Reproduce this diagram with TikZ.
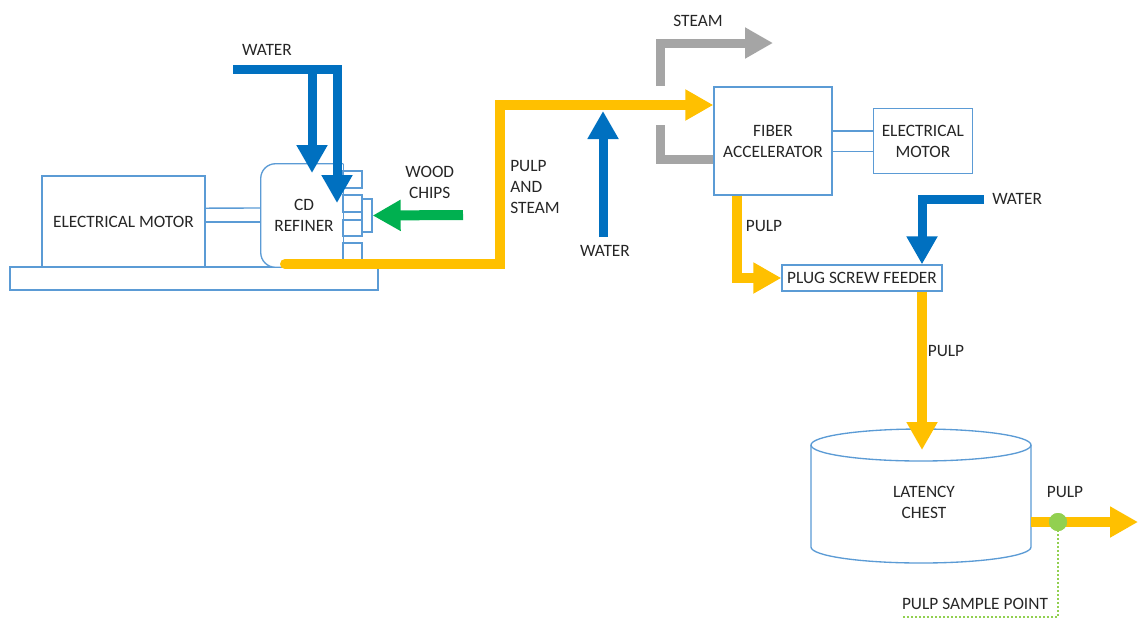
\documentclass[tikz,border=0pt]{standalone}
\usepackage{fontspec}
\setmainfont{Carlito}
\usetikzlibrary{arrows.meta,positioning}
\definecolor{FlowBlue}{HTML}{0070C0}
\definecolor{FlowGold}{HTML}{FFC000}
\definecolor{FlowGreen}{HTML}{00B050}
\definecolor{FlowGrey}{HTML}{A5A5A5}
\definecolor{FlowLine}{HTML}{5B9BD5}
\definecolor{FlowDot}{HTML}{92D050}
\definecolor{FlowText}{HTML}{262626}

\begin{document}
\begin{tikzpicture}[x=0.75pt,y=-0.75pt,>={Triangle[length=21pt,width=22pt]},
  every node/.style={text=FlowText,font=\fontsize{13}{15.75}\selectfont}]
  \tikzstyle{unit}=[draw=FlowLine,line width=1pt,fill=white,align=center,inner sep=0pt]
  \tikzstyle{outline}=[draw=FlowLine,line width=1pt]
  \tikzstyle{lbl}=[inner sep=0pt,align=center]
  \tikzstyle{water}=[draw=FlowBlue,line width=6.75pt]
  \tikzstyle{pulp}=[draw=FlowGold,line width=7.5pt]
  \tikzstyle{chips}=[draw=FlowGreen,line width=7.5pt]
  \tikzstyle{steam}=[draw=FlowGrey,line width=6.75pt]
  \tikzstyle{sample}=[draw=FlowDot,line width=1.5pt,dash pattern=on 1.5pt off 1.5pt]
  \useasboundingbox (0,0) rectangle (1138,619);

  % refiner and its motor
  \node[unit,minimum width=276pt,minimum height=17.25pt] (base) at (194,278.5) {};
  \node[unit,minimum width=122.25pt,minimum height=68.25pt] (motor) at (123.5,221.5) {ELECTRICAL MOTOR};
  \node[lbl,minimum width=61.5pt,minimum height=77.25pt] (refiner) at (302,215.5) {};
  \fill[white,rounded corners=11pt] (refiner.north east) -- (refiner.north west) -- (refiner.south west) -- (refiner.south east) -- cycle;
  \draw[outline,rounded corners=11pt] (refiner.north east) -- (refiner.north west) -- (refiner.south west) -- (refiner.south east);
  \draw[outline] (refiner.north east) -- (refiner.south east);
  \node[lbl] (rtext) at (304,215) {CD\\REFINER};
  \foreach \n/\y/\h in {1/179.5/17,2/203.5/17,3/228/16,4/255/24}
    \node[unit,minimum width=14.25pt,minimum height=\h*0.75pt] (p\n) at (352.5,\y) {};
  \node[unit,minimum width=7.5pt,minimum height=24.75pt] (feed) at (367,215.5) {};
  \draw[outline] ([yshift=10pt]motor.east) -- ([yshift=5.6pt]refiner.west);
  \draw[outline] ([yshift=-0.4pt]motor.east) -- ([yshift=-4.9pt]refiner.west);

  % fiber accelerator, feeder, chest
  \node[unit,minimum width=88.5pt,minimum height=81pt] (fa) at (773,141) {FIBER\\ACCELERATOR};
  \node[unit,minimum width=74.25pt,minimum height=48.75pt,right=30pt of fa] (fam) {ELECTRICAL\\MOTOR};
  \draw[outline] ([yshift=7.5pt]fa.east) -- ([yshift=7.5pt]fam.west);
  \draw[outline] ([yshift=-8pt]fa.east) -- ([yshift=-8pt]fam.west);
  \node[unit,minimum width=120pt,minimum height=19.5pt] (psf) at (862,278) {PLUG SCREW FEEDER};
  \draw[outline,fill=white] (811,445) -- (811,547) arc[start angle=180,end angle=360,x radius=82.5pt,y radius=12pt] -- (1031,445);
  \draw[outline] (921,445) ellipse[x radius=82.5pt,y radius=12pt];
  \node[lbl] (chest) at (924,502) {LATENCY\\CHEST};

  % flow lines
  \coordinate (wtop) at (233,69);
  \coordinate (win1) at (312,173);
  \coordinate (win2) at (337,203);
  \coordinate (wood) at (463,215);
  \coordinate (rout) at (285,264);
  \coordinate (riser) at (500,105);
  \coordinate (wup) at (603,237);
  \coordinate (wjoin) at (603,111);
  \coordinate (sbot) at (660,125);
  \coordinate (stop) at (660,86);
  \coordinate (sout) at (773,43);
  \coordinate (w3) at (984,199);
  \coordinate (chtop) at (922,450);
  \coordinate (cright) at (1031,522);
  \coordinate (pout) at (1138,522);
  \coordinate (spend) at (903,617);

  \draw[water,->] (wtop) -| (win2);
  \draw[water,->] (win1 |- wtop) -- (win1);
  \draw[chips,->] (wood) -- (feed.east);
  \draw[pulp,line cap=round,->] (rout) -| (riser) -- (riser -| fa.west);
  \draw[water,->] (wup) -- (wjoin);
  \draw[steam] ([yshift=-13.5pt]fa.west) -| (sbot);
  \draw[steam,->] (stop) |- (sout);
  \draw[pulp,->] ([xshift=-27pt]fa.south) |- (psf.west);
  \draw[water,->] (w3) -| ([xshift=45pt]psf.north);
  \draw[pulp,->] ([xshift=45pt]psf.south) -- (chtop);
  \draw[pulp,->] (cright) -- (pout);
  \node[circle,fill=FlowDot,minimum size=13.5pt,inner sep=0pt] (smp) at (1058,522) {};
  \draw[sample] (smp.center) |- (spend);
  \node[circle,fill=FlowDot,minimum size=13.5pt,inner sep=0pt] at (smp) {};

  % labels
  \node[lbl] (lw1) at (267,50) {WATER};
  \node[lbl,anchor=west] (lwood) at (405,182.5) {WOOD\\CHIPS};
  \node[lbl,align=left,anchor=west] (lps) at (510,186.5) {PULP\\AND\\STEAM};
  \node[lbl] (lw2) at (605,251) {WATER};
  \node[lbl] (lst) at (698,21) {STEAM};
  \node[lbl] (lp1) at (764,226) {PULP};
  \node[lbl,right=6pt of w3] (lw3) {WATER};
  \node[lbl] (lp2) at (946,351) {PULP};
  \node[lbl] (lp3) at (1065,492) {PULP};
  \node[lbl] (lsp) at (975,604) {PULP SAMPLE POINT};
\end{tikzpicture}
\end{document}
^^^^^^^^
What you should do -
Leave out all pictures, then copy the remaining material exactly.

The result -
Reproduce this diagram with TikZ.
\documentclass[tikz,border=0pt]{standalone}
\usepackage{fontspec}
\setmainfont{Carlito}
\usetikzlibrary{arrows.meta,positioning}
\definecolor{FlowBlue}{HTML}{0070C0}
\definecolor{FlowGold}{HTML}{FFC000}
\definecolor{FlowGreen}{HTML}{00B050}
\definecolor{FlowGrey}{HTML}{A5A5A5}
\definecolor{FlowLine}{HTML}{5B9BD5}
\definecolor{FlowDot}{HTML}{92D050}
\definecolor{FlowText}{HTML}{262626}

\begin{document}
\begin{tikzpicture}[x=0.75pt,y=-0.75pt,>={Triangle[length=21pt,width=22pt]},
  every node/.style={text=FlowText,font=\fontsize{13}{15.75}\selectfont}]
  \tikzstyle{unit}=[draw=FlowLine,line width=1pt,fill=white,align=center,inner sep=0pt]
  \tikzstyle{outline}=[draw=FlowLine,line width=1pt]
  \tikzstyle{lbl}=[inner sep=0pt,align=center]
  \tikzstyle{water}=[draw=FlowBlue,line width=6.75pt]
  \tikzstyle{pulp}=[draw=FlowGold,line width=7.5pt]
  \tikzstyle{chips}=[draw=FlowGreen,line width=7.5pt]
  \tikzstyle{steam}=[draw=FlowGrey,line width=6.75pt]
  \tikzstyle{sample}=[draw=FlowDot,line width=1.5pt,dash pattern=on 1.5pt off 1.5pt]
  \useasboundingbox (0,0) rectangle (1138,619);

  % refiner and its motor
  \node[unit,minimum width=276pt,minimum height=17.25pt] (base) at (194,278.5) {};
  \node[unit,minimum width=122.25pt,minimum height=68.25pt] (motor) at (123.5,221.5) {ELECTRICAL MOTOR};
  \node[lbl,minimum width=61.5pt,minimum height=77.25pt] (refiner) at (302,215.5) {};
  \fill[white,rounded corners=11pt] (refiner.north east) -- (refiner.north west) -- (refiner.south west) -- (refiner.south east) -- cycle;
  \draw[outline,rounded corners=11pt] (refiner.north east) -- (refiner.north west) -- (refiner.south west) -- (refiner.south east);
  \draw[outline] (refiner.north east) -- (refiner.south east);
  \node[lbl] (rtext) at (304,215) {CD\\REFINER};
  \foreach \n/\y/\h in {1/179.5/17,2/203.5/17,3/228/16,4/255/24}
    \node[unit,minimum width=14.25pt,minimum height=\h*0.75pt] (p\n) at (352.5,\y) {};
  \node[unit,minimum width=7.5pt,minimum height=24.75pt] (feed) at (367,215.5) {};
  \draw[outline] ([yshift=10pt]motor.east) -- ([yshift=5.6pt]refiner.west);
  \draw[outline] ([yshift=-0.4pt]motor.east) -- ([yshift=-4.9pt]refiner.west);

  % fiber accelerator, feeder, chest
  \node[unit,minimum width=88.5pt,minimum height=81pt] (fa) at (773,141) {FIBER\\ACCELERATOR};
  \node[unit,minimum width=74.25pt,minimum height=48.75pt,right=30pt of fa] (fam) {ELECTRICAL\\MOTOR};
  \draw[outline] ([yshift=7.5pt]fa.east) -- ([yshift=7.5pt]fam.west);
  \draw[outline] ([yshift=-8pt]fa.east) -- ([yshift=-8pt]fam.west);
  \node[unit,minimum width=120pt,minimum height=19.5pt] (psf) at (862,278) {PLUG SCREW FEEDER};
  \draw[outline,fill=white] (811,445) -- (811,547) arc[start angle=180,end angle=360,x radius=82.5pt,y radius=12pt] -- (1031,445);
  \draw[outline] (921,445) ellipse[x radius=82.5pt,y radius=12pt];
  \node[lbl] (chest) at (924,502) {LATENCY\\CHEST};

  % flow lines
  \coordinate (wtop) at (233,69);
  \coordinate (win1) at (312,173);
  \coordinate (win2) at (337,203);
  \coordinate (wood) at (463,215);
  \coordinate (rout) at (285,264);
  \coordinate (riser) at (500,105);
  \coordinate (wup) at (603,237);
  \coordinate (wjoin) at (603,111);
  \coordinate (sbot) at (660,125);
  \coordinate (stop) at (660,86);
  \coordinate (sout) at (773,43);
  \coordinate (w3) at (984,199);
  \coordinate (chtop) at (922,450);
  \coordinate (cright) at (1031,522);
  \coordinate (pout) at (1138,522);
  \coordinate (spend) at (903,617);

  \draw[water,->] (wtop) -| (win2);
  \draw[water,->] (win1 |- wtop) -- (win1);
  \draw[chips,->] (wood) -- (feed.east);
  \draw[pulp,line cap=round,->] (rout) -| (riser) -- (riser -| fa.west);
  \draw[water,->] (wup) -- (wjoin);
  \draw[steam] ([yshift=-13.5pt]fa.west) -| (sbot);
  \draw[steam,->] (stop) |- (sout);
  \draw[pulp,->] ([xshift=-27pt]fa.south) |- (psf.west);
  \draw[water,->] (w3) -| ([xshift=45pt]psf.north);
  \draw[pulp,->] ([xshift=45pt]psf.south) -- (chtop);
  \draw[pulp,->] (cright) -- (pout);
  \node[circle,fill=FlowDot,minimum size=13.5pt,inner sep=0pt] (smp) at (1058,522) {};
  \draw[sample] (smp.center) |- (spend);
  \node[circle,fill=FlowDot,minimum size=13.5pt,inner sep=0pt] at (smp) {};

  % labels
  \node[lbl] (lw1) at (267,50) {WATER};
  \node[lbl,anchor=west] (lwood) at (405,182.5) {WOOD\\CHIPS};
  \node[lbl,align=left,anchor=west] (lps) at (510,186.5) {PULP\\AND\\STEAM};
  \node[lbl] (lw2) at (605,251) {WATER};
  \node[lbl] (lst) at (698,21) {STEAM};
  \node[lbl] (lp1) at (764,226) {PULP};
  \node[lbl,right=6pt of w3] (lw3) {WATER};
  \node[lbl] (lp2) at (946,351) {PULP};
  \node[lbl] (lp3) at (1065,492) {PULP};
  \node[lbl] (lsp) at (975,604) {PULP SAMPLE POINT};
\end{tikzpicture}
\end{document}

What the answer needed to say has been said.